Sara Beth Boggs, English Teacher

As a child of an Air Force family and an Army wife, I have lived in six states and Aviano AFB, Italy. I received my Bachelor of Arts, majoring in English and Secondary Education, from Ohio Northern University in May 2001. I have spent the last 16 years teaching English in classrooms across the country, including Kings High School, OH, Killeen High School, Texas, LaRue County High School, KY, and Colerain High School, OH. My family--husband Evan, and daughters Kayli (18), Jaidyn (10), and Jocelyn (7)--resides in Georgetown, KY.

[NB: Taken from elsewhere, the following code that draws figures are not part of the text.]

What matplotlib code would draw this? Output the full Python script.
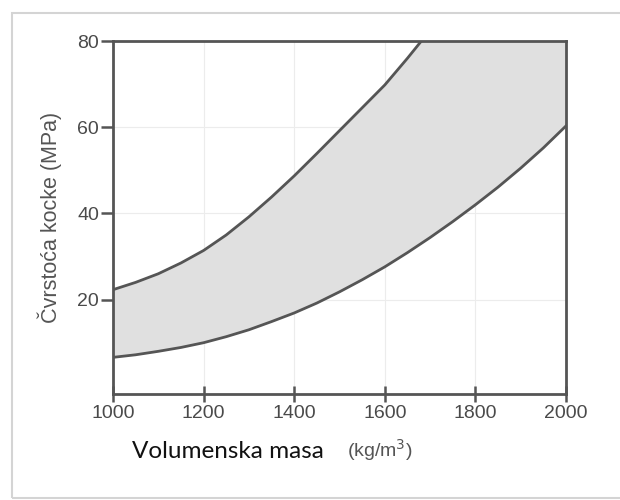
import numpy as np
import matplotlib
matplotlib.use("Agg")
import matplotlib.pyplot as plt
from matplotlib.patches import Rectangle

# upper and lower bound of the band
masa_gornja = [1000, 1050, 1100, 1150, 1200, 1250, 1300, 1350, 1400, 1450,
               1500, 1550, 1600, 1650, 1700]
cvrstoca_gornja = [22.3, 24.0, 26.0, 28.5, 31.4, 35.0, 39.2, 43.8, 48.7, 53.9,
                   59.2, 64.5, 69.8, 76.0, 82.5]

masa_donja = [1000, 1050, 1100, 1150, 1200, 1250, 1300, 1350, 1400, 1450, 1500,
              1550, 1600, 1650, 1700, 1750, 1800, 1850, 1900, 1950, 2000]
cvrstoca_donja = [6.6, 7.2, 8.0, 8.9, 10.0, 11.4, 13.0, 14.9, 16.9, 19.2, 21.8,
                  24.6, 27.6, 30.9, 34.4, 38.1, 42.0, 46.1, 50.5, 55.2, 60.3]

x_ticks = [1000, 1200, 1400, 1600, 1800, 2000]
y_ticks = [20, 40, 60, 80]

siva = "#555555"

fig = plt.figure(figsize=(6.2, 5.0), dpi=100)
fig.patch.set_facecolor("white")

# frame of the scanned picture
fig.patches.append(Rectangle((12 / 620, 2 / 500), 1.0, 485 / 500, transform=fig.transFigure,
                             fill=False, edgecolor="#d4d4d4", linewidth=1.5))

ax = fig.add_axes([113 / 620, 106 / 500, 453 / 620, 353 / 500])

# band between the curves (upper curve capped by the top of the chart)
gornja_na_donjoj = np.interp(masa_donja, masa_gornja, cvrstoca_gornja)
ax.fill_between(masa_donja, cvrstoca_donja, gornja_na_donjoj,
                color="#e0e0e0", linewidth=0, zorder=1)
ax.plot(masa_gornja, cvrstoca_gornja, color=siva, linewidth=2, zorder=3)
ax.plot(masa_donja, cvrstoca_donja, color=siva, linewidth=2, zorder=3)

ax.set_xlim(1000, 2000)
ax.set_ylim(-1.9, 80)
ax.set_xticks(x_ticks)
ax.set_yticks(y_ticks)
ax.grid(True, color="#ececec", linewidth=0.8, zorder=0)
ax.set_axisbelow(True)

for s in ax.spines.values():
    s.set_color(siva)
    s.set_linewidth(2)

ax.tick_params(axis="x", direction="inout", length=12, width=1.8, color=siva,
               labelsize=14, labelcolor="#4a4a4a", pad=2)
ax.tick_params(axis="y", direction="out", length=9, width=1.8, color=siva,
               labelsize=14, labelcolor="#4a4a4a", pad=1)
for lab in ax.get_xticklabels() + ax.get_yticklabels():
    lab.set_family("Liberation Sans")

ax.set_ylabel("Čvrstoća kocke (MPa)", fontsize=15.5, color=siva,
              family="Liberation Sans", labelpad=11)

fig.text(132 / 620, 1 - 451 / 500, "Volumenska masa", fontsize=17.5, family="Lato",
         color="#111111", va="center", ha="left")
fig.text(347 / 620, 1 - 450 / 500, "(kg/m$^3$)", fontsize=14, family="Liberation Sans",
         color=siva, va="center", ha="left")

fig.savefig("out.png", dpi=100)
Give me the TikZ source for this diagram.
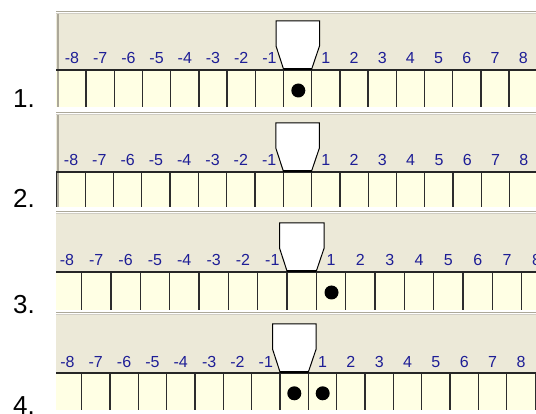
\documentclass[tikz,border=0pt]{standalone}
\usepackage{fontspec}
\setmainfont{Liberation Sans}
\definecolor{beige}{RGB}{236,233,216}
\definecolor{tapey}{RGB}{255,255,228}
\definecolor{numblue}{RGB}{30,30,150}
\definecolor{frameg}{RGB}{172,168,153}
\definecolor{frameg2}{RGB}{208,205,195}
\definecolor{celll}{RGB}{45,45,45}
\tikzset{
  numlbl/.style={text=numblue, font=\fontsize{16}{16}\selectfont, inner sep=0pt, anchor=base},
  steplbl/.style={font=\fontsize{26}{26}\selectfont, inner sep=0pt, anchor=base east},
  dot/.style={circle, fill=black, minimum size=14pt, inner sep=0pt},
  pointer/.style={fill=white, draw=black, line width=1pt, line join=miter},
  cellline/.style={draw=celll, line width=1.3pt},
  tapetopline/.style={draw=black!85, line width=1.6pt},
}
% #1 id, #2 left, #3 top, #4 tape top, #5 bottom, #6 left of cell 0, #7 cell width, #8 left frame line (1/0)
\newcommand\tapepanel[8]{%
  \fill[beige] (#2,#3) rectangle (536,#4);
  \fill[tapey] (#2,#4) rectangle (536,#5);
  \draw[frameg, line width=1pt] (#2,#3+0.5) -- (536,#3+0.5);
  \draw[white, line width=1pt] (#2,#3+1.5) -- (536,#3+1.5);
  \draw[frameg2, line width=1pt] (#2,#3+2.5) -- (536,#3+2.5);
  \begin{scope}
    \clip (#2,#3) rectangle (536,#5);
    \foreach \k in {-8,...,9} {\draw[cellline] ({#6+\k*#7},#4) -- ({#6+\k*#7},#5);}
    \foreach \k [count=\i] in {-8,...,8} {\node[numlbl] (#1n\i) at ({#6+(\k+0.5)*#7},#4-6) {\k};}
  \end{scope}
  \ifnum#8=1
    \draw[frameg, line width=1.4pt] (#2+2,#3+3) -- (#2+2,#5);
  \fi
  \draw[tapetopline] (#2,#4) -- (536,#4);
  \draw[pointer] ({#6-7.5},#4-49) -- ({#6+#7+7.8},#4-49) -- ({#6+#7+7.8},#4-24)
     -- ({#6+#7},#4-1) -- (#6,#4-1) -- ({#6-7.5},#4-24) -- cycle;
  \draw[black, line width=2pt] (#6,#4-1) -- ({#6+#7},#4-1);
}
\begin{document}
\begin{tikzpicture}[x=1pt,y=-1pt]
  \useasboundingbox (0,0) rectangle (536,414);
  \fill[white] (0,0) rectangle (536,414);
  \tapepanel{a}{56}{11.5}{70}{107}{283.5}{28.2}{1}
  \tapepanel{b}{56}{112.5}{172}{207}{283.3}{28.3}{1}
  \tapepanel{c}{56}{211.5}{272}{310}{287}{29.35}{0}
  \tapepanel{d}{56}{312}{373}{410}{280}{28.35}{0}
  \node[dot] (a1) at (298.3,90.5) {};
  \node[dot] (c1) at (331.5,292.5) {};
  \node[dot] (d1) at (294.3,393.3) {};
  \node[dot] (d2) at (322.7,393.3) {};
  \node[steplbl] (s1) at (35,108) {1.};
  \node[steplbl] (s2) at (35,208) {2.};
  \node[steplbl] (s3) at (35,314) {3.};
  \node[steplbl] (s4) at (35,414) {4.};
\end{tikzpicture}
\end{document}
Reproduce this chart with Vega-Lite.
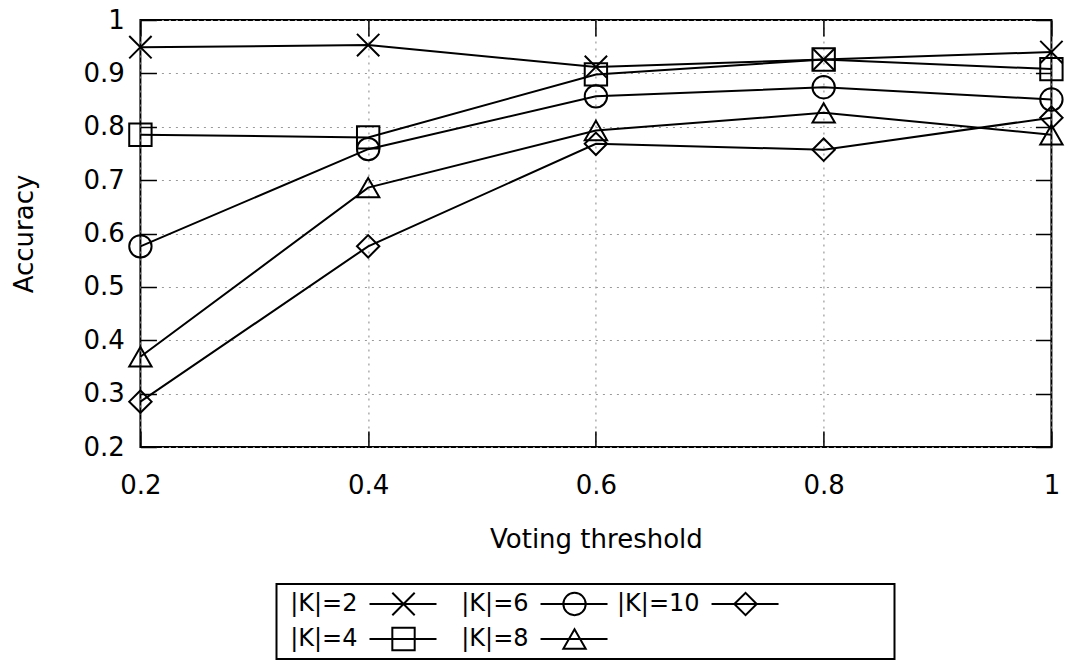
{
  "$schema": "https://vega.github.io/schema/vega-lite/v6.json",
  "padding": {"left": 10, "top": 6, "right": 2, "bottom": 2},
  "background": "white",
  "config": {
    "font": "DejaVu Sans",
    "view": {"stroke": "black", "strokeWidth": 2},
    "axis": {
      "labelFontSize": 26, "titleFontSize": 26, "labelColor": "black", "titleColor": "black",
      "titleFontWeight": "normal", "tickColor": "black", "tickWidth": 1.5, "domain": false,
      "gridColor": "#999999", "gridDash": [2, 5], "gridWidth": 1.2, "labelFlush": false
    }
  },
  "spacing": 30,
  "center": true,
  "vconcat": [
    {
      "width": 911,
      "height": 427,
      "data": {"values": [
        {"t": 0.2, "K": "|K|=2", "acc": 0.949}, {"t": 0.4, "K": "|K|=2", "acc": 0.953}, {"t": 0.6, "K": "|K|=2", "acc": 0.912}, {"t": 0.8, "K": "|K|=2", "acc": 0.926}, {"t": 1.0, "K": "|K|=2", "acc": 0.940},
        {"t": 0.2, "K": "|K|=4", "acc": 0.785}, {"t": 0.4, "K": "|K|=4", "acc": 0.780}, {"t": 0.6, "K": "|K|=4", "acc": 0.898}, {"t": 0.8, "K": "|K|=4", "acc": 0.926}, {"t": 1.0, "K": "|K|=4", "acc": 0.908},
        {"t": 0.2, "K": "|K|=6", "acc": 0.576}, {"t": 0.4, "K": "|K|=6", "acc": 0.758}, {"t": 0.6, "K": "|K|=6", "acc": 0.857}, {"t": 0.8, "K": "|K|=6", "acc": 0.874}, {"t": 1.0, "K": "|K|=6", "acc": 0.851},
        {"t": 0.2, "K": "|K|=8", "acc": 0.369}, {"t": 0.4, "K": "|K|=8", "acc": 0.686}, {"t": 0.6, "K": "|K|=8", "acc": 0.793}, {"t": 0.8, "K": "|K|=8", "acc": 0.826}, {"t": 1.0, "K": "|K|=8", "acc": 0.785},
        {"t": 0.2, "K": "|K|=10", "acc": 0.285}, {"t": 0.4, "K": "|K|=10", "acc": 0.576}, {"t": 0.6, "K": "|K|=10", "acc": 0.768}, {"t": 0.8, "K": "|K|=10", "acc": 0.757}, {"t": 1.0, "K": "|K|=10", "acc": 0.817}
      ]},
      "layer": [
        {
          "mark": {"type": "line", "color": "black", "strokeWidth": 2},
          "encoding": {
            "x": {"field": "t", "type": "quantitative", "scale": {"domain": [0.2, 1], "nice": false, "zero": false},
              "axis": {"orient": "bottom", "values": [0.2, 0.4, 0.6, 0.8, 1], "format": ".1~f", "tickSize": -16, "labelPadding": 41, "title": "Voting threshold", "titlePadding": 28}},
            "y": {"field": "acc", "type": "quantitative", "scale": {"domain": [0.2, 1], "nice": false, "zero": false},
              "axis": {"orient": "left", "values": [0.2, 0.3, 0.4, 0.5, 0.6, 0.7, 0.8, 0.9, 1], "format": ".1~f", "tickSize": -16, "labelPadding": 32, "title": "Accuracy", "titlePadding": 46}},
            "detail": {"field": "K"}
          }
        },
        {
          "mark": {"type": "point", "filled": false, "stroke": "black", "strokeWidth": 2, "size": 500, "opacity": 1},
          "encoding": {
            "x": {"field": "t", "type": "quantitative",
              "axis": {"orient": "top", "values": [0.2, 0.4, 0.6, 0.8, 1], "tickSize": -16, "labels": false, "grid": false, "title": null}},
            "y": {"field": "acc", "type": "quantitative",
              "axis": {"orient": "right", "values": [0.2, 0.3, 0.4, 0.5, 0.6, 0.7, 0.8, 0.9, 1], "tickSize": -16, "labels": false, "grid": false, "title": null}},
            "shape": {"field": "K", "type": "nominal", "legend": null,
              "scale": {"domain": ["|K|=2", "|K|=4", "|K|=6", "|K|=8", "|K|=10"],
                "range": ["M-1,-1L1,1M1,-1L-1,1", "square", "circle", "triangle-up", "diamond"]}}
          }
        }
      ],
      "resolve": {"axis": {"x": "independent", "y": "independent"}}
    },
    {
      "width": 618,
      "height": 75,
      "data": {"values": [
        {"K": "|K|=2", "col": 0, "row": 0},
        {"K": "|K|=6", "col": 1, "row": 0},
        {"K": "|K|=10", "col": 2, "row": 0},
        {"K": "|K|=4", "col": 0, "row": 1},
        {"K": "|K|=8", "col": 1, "row": 1}
      ]},
      "encoding": {
        "x": {"field": "col", "type": "quantitative", "scale": {"domain": [-0.4737, 3.14], "nice": false, "zero": false}, "axis": null},
        "y": {"field": "row", "type": "quantitative", "scale": {"domain": [-0.571, 1.571], "nice": false, "zero": false, "reverse": true},
          "axis": {"orient": "right", "labels": false, "ticks": false, "grid": false, "domain": false, "title": null, "minExtent": 36, "maxExtent": 36}}
      },
      "layer": [
        {"mark": {"type": "text", "align": "right", "baseline": "middle", "fontSize": 24, "color": "black"},
          "encoding": {"text": {"field": "K"}}},
        {"mark": {"type": "rule", "color": "black", "strokeWidth": 2, "xOffset": 12, "x2Offset": 79},
          "encoding": {"x2": {"field": "col"}}},
        {"mark": {"type": "point", "filled": false, "stroke": "black", "strokeWidth": 2, "size": 500, "opacity": 1, "xOffset": 46},
          "encoding": {"shape": {"field": "K", "type": "nominal", "legend": null,
            "scale": {"domain": ["|K|=2", "|K|=4", "|K|=6", "|K|=8", "|K|=10"],
              "range": ["M-1,-1L1,1M1,-1L-1,1", "square", "circle", "triangle-up", "diamond"]}}}}
      ]
    }
  ]
}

I currently teach English at Frankfort High School in Kentucky's capital city. I respect our academic mission statement, which includes developing students who are “life-long learners who are civic-minded, college/career ready and progressing to their full potential,” and my experience has prepared me to prepare our students in those areas, including my time with AVID, IB, and AP Literature and Composition classes. These courses encourage students to answer and ask their own higher-level thinking questions, while exposing them to rigorous critical thinking and writing skills. My goal is to foster environments where students learn to love thinking and exploring for themselves.